Information provided:
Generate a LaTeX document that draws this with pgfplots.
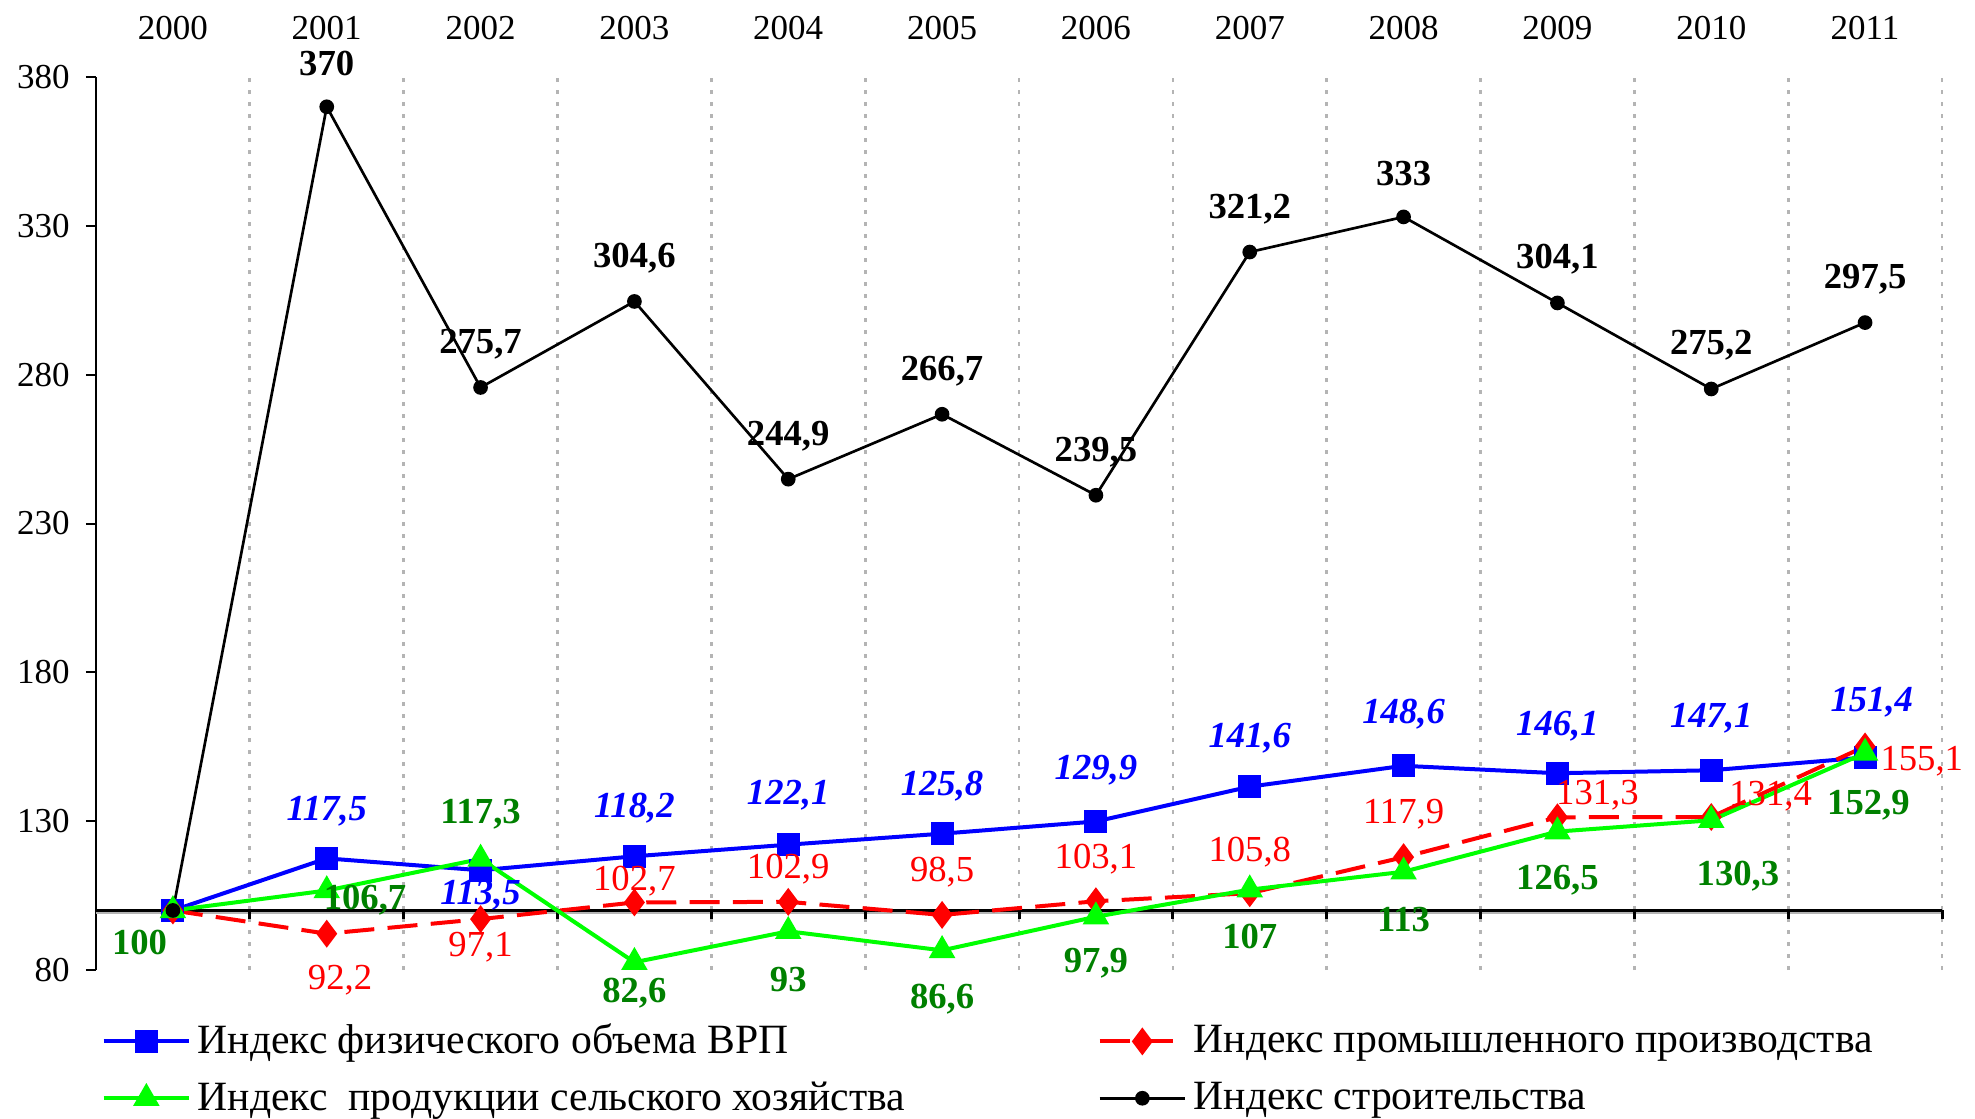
\documentclass[border=0pt]{standalone}
\usepackage{fontspec}
\setmainfont{Liberation Serif}
\usepackage{pgfplots}
\pgfplotsset{compat=1.18}
\usepackage{pgfplotstable}

\definecolor{cblue}{RGB}{0,0,255}
\definecolor{cred}{RGB}{255,0,0}
\definecolor{cgreen}{RGB}{0,255,0}
\definecolor{dgreen}{RGB}{0,128,0}
\definecolor{gridgray}{RGB}{180,180,180}

\pgfplotstableread{
x y lab dx dy
0 100 {} 0 0
1 117.5 117,5 0 14.1
2 113.5 113,5 0 -7.5
3 118.2 118,2 0 14.5
4 122.1 122,1 0 14.7
5 125.8 125,8 0 14.2
6 129.9 129,9 0 15.3
7 141.6 141,6 0 14.4
8 148.6 148,6 0 15.6
9 146.1 146,1 0 14.1
10 147.1 147,1 0 15.6
11 151.4 151,4 2 16.5
}\tblue

\pgfplotstableread{
x y lab dx dy
0 100 {} 0 0
1 92.2 92,2 4 -14
2 97.1 97,1 0 -8.5
3 102.7 102,7 0 6.3
4 102.9 102,9 0 9.7
5 98.5 98,5 0 12.7
6 103.1 103,1 0 12.6
7 105.8 105,8 0 12.4
8 117.9 117,9 0 13
9 131.3 131,3 12 6.7
10 131.4 131,4 17.8 6.3
11 155.1 155,1 17 -4.5
}\tred

\pgfplotstableread{
x y lab dx dy
0 100 100 -10 -9.5
1 106.7 106,7 11.5 -3
2 117.3 117,3 0 13.3
3 82.6 82,6 0 -9.3
4 93 93 0 -14.5
5 86.6 86,6 0 -14.5
6 97.9 97,9 0 -14
7 107 107 0 -14
8 113 113 0 -14.3
9 126.5 126,5 0 -14.6
10 130.3 130,3 8 -16.7
11 152.9 152,9 1 -15.7
}\tgreen

\pgfplotstableread{
x y lab dx dy
0 100 {} 0 0
1 370 370 0 13
2 275.7 275,7 0 13
3 304.6 304,6 0 13
4 244.9 244,9 0 13
5 266.7 266,7 0 13
6 239.5 239,5 0 13
7 321.2 321,2 0 13
8 333 333 0 13
9 304.1 304,1 0 13
10 275.2 275,2 0 13
11 297.5 297,5 0 13
}\tblack

\def\labdx{0}
\def\labdy{0}
\pgfplotsset{
  lbl/.style={
    visualization depends on={\thisrow{dx}\as\labdx},
    visualization depends on={\thisrow{dy}\as\labdy},
    nodes near coords={\pgfplotspointmeta},
    point meta=explicit symbolic,
    every node near coord/.append style={anchor=center, xshift=\labdx pt, yshift=\labdy pt, inner sep=0pt},
  }
}

\begin{document}
\begin{tikzpicture}
\useasboundingbox (-28.8pt,-44.4pt) rectangle (563.7pt,291pt);
\begin{axis}[
  scale only axis,
  width=553.8pt, height=267.9pt,
  xmin=-0.5, xmax=11.5,
  ymin=80, ymax=380,
  clip=false,
  axis y line*=left,
  axis x line*=top,
  x axis line style={draw=none},
  y axis line style={line width=0.6pt},
  xtick={0,...,11},
  xticklabels={2000,2001,2002,2003,2004,2005,2006,2007,2008,2009,2010,2011},
  xtick style={draw=none},
  minor xtick={0.5,1.5,...,11.5},
  minor tick length=0pt,
  xminorgrids=true,
  minor grid style={gridgray, line width=0.8pt, dash pattern=on 1.3pt off 2.3pt},
  ytick={80,130,180,230,280,330,380},
  ytick align=outside,
  major tick length=3pt,
  ytick style={line width=0.6pt, black},
  tick label style={font=\fontsize{10.5}{12}\selectfont},
  /pgf/number format/assume math mode=true,
  xticklabel style={anchor=base, yshift=11.25pt},
  yticklabel style={xshift=-1.4pt},
  legend columns=2,
  legend cell align=left,
  legend style={draw=none, fill=none, at={(0,0)}, anchor=north west,
    xshift=1.5pt, yshift=-14pt, inner sep=0pt,
    font=\fontsize{12.5}{15}\selectfont, row sep=2.8pt,
    /tikz/every even column/.append style={column sep=0pt}},
  legend image code/.code={
    \draw[mark repeat=2,mark phase=2,#1] plot coordinates {(0cm,0cm) (0.45cm,0cm) (0.9cm,0cm)};
  },
]
\draw[gridgray, line width=0.6pt] ([yshift=-0.9pt]axis cs:-0.5,100) -- ([yshift=-0.9pt]axis cs:11.5,100);
\draw[black, line width=0.9pt] (axis cs:-0.5,100) -- (axis cs:11.5,100);
\pgfplotsinvokeforeach{0.5,1.5,2.5,3.5,4.5,5.5,6.5,7.5,8.5,9.5,10.5,11.5}{
  \draw[black, line width=0.9pt] (axis cs:#1,100) -- ([yshift=-2.6pt]axis cs:#1,100);
}

\addplot[cblue, line width=1.2pt, mark=square*, mark size=2.85pt, mark options={solid}, lbl,
  nodes near coords style={font=\fontsize{11}{13}\selectfont\bfseries\itshape, text=cblue}]
  table[x=x, y=y, meta=lab] {\tblue};
\addlegendentry{\makebox[268pt][l]{Индекс физического объема ВРП}}

\addplot[cred, line width=1.2pt, dash pattern=on 9pt off 4pt, mark=diamond*, mark size=3.2pt, mark options={solid}, lbl,
  nodes near coords style={font=\fontsize{11}{13}\selectfont, text=cred}]
  table[x=x, y=y, meta=lab] {\tred};
\addlegendentry{Индекс промышленного производства}

\addplot[cgreen, line width=1.2pt, mark=triangle*, mark size=3.4pt, mark options={solid}, lbl,
  nodes near coords style={font=\fontsize{11}{13}\selectfont\bfseries, text=dgreen}]
  table[x=x, y=y, meta=lab] {\tgreen};
\addlegendentry{\makebox[268pt][l]{Индекс\ \ продукции сельского хозяйства}}

\addplot[black, line width=0.8pt, mark=*, mark size=1.8pt, mark options={solid}, lbl,
  nodes near coords style={font=\fontsize{11}{13}\selectfont\bfseries, text=black}]
  table[x=x, y=y, meta=lab] {\tblack};
\addlegendentry{Индекс строительства}
\end{axis}
\end{tikzpicture}
\end{document}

Given instruction: Transcribe the material exactly, leaving every picture out.

Complete output:
Generate a LaTeX document that draws this with pgfplots.
\documentclass[border=0pt]{standalone}
\usepackage{fontspec}
\setmainfont{Liberation Serif}
\usepackage{pgfplots}
\pgfplotsset{compat=1.18}
\usepackage{pgfplotstable}

\definecolor{cblue}{RGB}{0,0,255}
\definecolor{cred}{RGB}{255,0,0}
\definecolor{cgreen}{RGB}{0,255,0}
\definecolor{dgreen}{RGB}{0,128,0}
\definecolor{gridgray}{RGB}{180,180,180}

\pgfplotstableread{
x y lab dx dy
0 100 {} 0 0
1 117.5 117,5 0 14.1
2 113.5 113,5 0 -7.5
3 118.2 118,2 0 14.5
4 122.1 122,1 0 14.7
5 125.8 125,8 0 14.2
6 129.9 129,9 0 15.3
7 141.6 141,6 0 14.4
8 148.6 148,6 0 15.6
9 146.1 146,1 0 14.1
10 147.1 147,1 0 15.6
11 151.4 151,4 2 16.5
}\tblue

\pgfplotstableread{
x y lab dx dy
0 100 {} 0 0
1 92.2 92,2 4 -14
2 97.1 97,1 0 -8.5
3 102.7 102,7 0 6.3
4 102.9 102,9 0 9.7
5 98.5 98,5 0 12.7
6 103.1 103,1 0 12.6
7 105.8 105,8 0 12.4
8 117.9 117,9 0 13
9 131.3 131,3 12 6.7
10 131.4 131,4 17.8 6.3
11 155.1 155,1 17 -4.5
}\tred

\pgfplotstableread{
x y lab dx dy
0 100 100 -10 -9.5
1 106.7 106,7 11.5 -3
2 117.3 117,3 0 13.3
3 82.6 82,6 0 -9.3
4 93 93 0 -14.5
5 86.6 86,6 0 -14.5
6 97.9 97,9 0 -14
7 107 107 0 -14
8 113 113 0 -14.3
9 126.5 126,5 0 -14.6
10 130.3 130,3 8 -16.7
11 152.9 152,9 1 -15.7
}\tgreen

\pgfplotstableread{
x y lab dx dy
0 100 {} 0 0
1 370 370 0 13
2 275.7 275,7 0 13
3 304.6 304,6 0 13
4 244.9 244,9 0 13
5 266.7 266,7 0 13
6 239.5 239,5 0 13
7 321.2 321,2 0 13
8 333 333 0 13
9 304.1 304,1 0 13
10 275.2 275,2 0 13
11 297.5 297,5 0 13
}\tblack

\def\labdx{0}
\def\labdy{0}
\pgfplotsset{
  lbl/.style={
    visualization depends on={\thisrow{dx}\as\labdx},
    visualization depends on={\thisrow{dy}\as\labdy},
    nodes near coords={\pgfplotspointmeta},
    point meta=explicit symbolic,
    every node near coord/.append style={anchor=center, xshift=\labdx pt, yshift=\labdy pt, inner sep=0pt},
  }
}

\begin{document}
\begin{tikzpicture}
\useasboundingbox (-28.8pt,-44.4pt) rectangle (563.7pt,291pt);
\begin{axis}[
  scale only axis,
  width=553.8pt, height=267.9pt,
  xmin=-0.5, xmax=11.5,
  ymin=80, ymax=380,
  clip=false,
  axis y line*=left,
  axis x line*=top,
  x axis line style={draw=none},
  y axis line style={line width=0.6pt},
  xtick={0,...,11},
  xticklabels={2000,2001,2002,2003,2004,2005,2006,2007,2008,2009,2010,2011},
  xtick style={draw=none},
  minor xtick={0.5,1.5,...,11.5},
  minor tick length=0pt,
  xminorgrids=true,
  minor grid style={gridgray, line width=0.8pt, dash pattern=on 1.3pt off 2.3pt},
  ytick={80,130,180,230,280,330,380},
  ytick align=outside,
  major tick length=3pt,
  ytick style={line width=0.6pt, black},
  tick label style={font=\fontsize{10.5}{12}\selectfont},
  /pgf/number format/assume math mode=true,
  xticklabel style={anchor=base, yshift=11.25pt},
  yticklabel style={xshift=-1.4pt},
  legend columns=2,
  legend cell align=left,
  legend style={draw=none, fill=none, at={(0,0)}, anchor=north west,
    xshift=1.5pt, yshift=-14pt, inner sep=0pt,
    font=\fontsize{12.5}{15}\selectfont, row sep=2.8pt,
    /tikz/every even column/.append style={column sep=0pt}},
  legend image code/.code={
    \draw[mark repeat=2,mark phase=2,#1] plot coordinates {(0cm,0cm) (0.45cm,0cm) (0.9cm,0cm)};
  },
]
\draw[gridgray, line width=0.6pt] ([yshift=-0.9pt]axis cs:-0.5,100) -- ([yshift=-0.9pt]axis cs:11.5,100);
\draw[black, line width=0.9pt] (axis cs:-0.5,100) -- (axis cs:11.5,100);
\pgfplotsinvokeforeach{0.5,1.5,2.5,3.5,4.5,5.5,6.5,7.5,8.5,9.5,10.5,11.5}{
  \draw[black, line width=0.9pt] (axis cs:#1,100) -- ([yshift=-2.6pt]axis cs:#1,100);
}

\addplot[cblue, line width=1.2pt, mark=square*, mark size=2.85pt, mark options={solid}, lbl,
  nodes near coords style={font=\fontsize{11}{13}\selectfont\bfseries\itshape, text=cblue}]
  table[x=x, y=y, meta=lab] {\tblue};
\addlegendentry{\makebox[268pt][l]{Индекс физического объема ВРП}}

\addplot[cred, line width=1.2pt, dash pattern=on 9pt off 4pt, mark=diamond*, mark size=3.2pt, mark options={solid}, lbl,
  nodes near coords style={font=\fontsize{11}{13}\selectfont, text=cred}]
  table[x=x, y=y, meta=lab] {\tred};
\addlegendentry{Индекс промышленного производства}

\addplot[cgreen, line width=1.2pt, mark=triangle*, mark size=3.4pt, mark options={solid}, lbl,
  nodes near coords style={font=\fontsize{11}{13}\selectfont\bfseries, text=dgreen}]
  table[x=x, y=y, meta=lab] {\tgreen};
\addlegendentry{\makebox[268pt][l]{Индекс\ \ продукции сельского хозяйства}}

\addplot[black, line width=0.8pt, mark=*, mark size=1.8pt, mark options={solid}, lbl,
  nodes near coords style={font=\fontsize{11}{13}\selectfont\bfseries, text=black}]
  table[x=x, y=y, meta=lab] {\tblack};
\addlegendentry{Индекс строительства}
\end{axis}
\end{tikzpicture}
\end{document}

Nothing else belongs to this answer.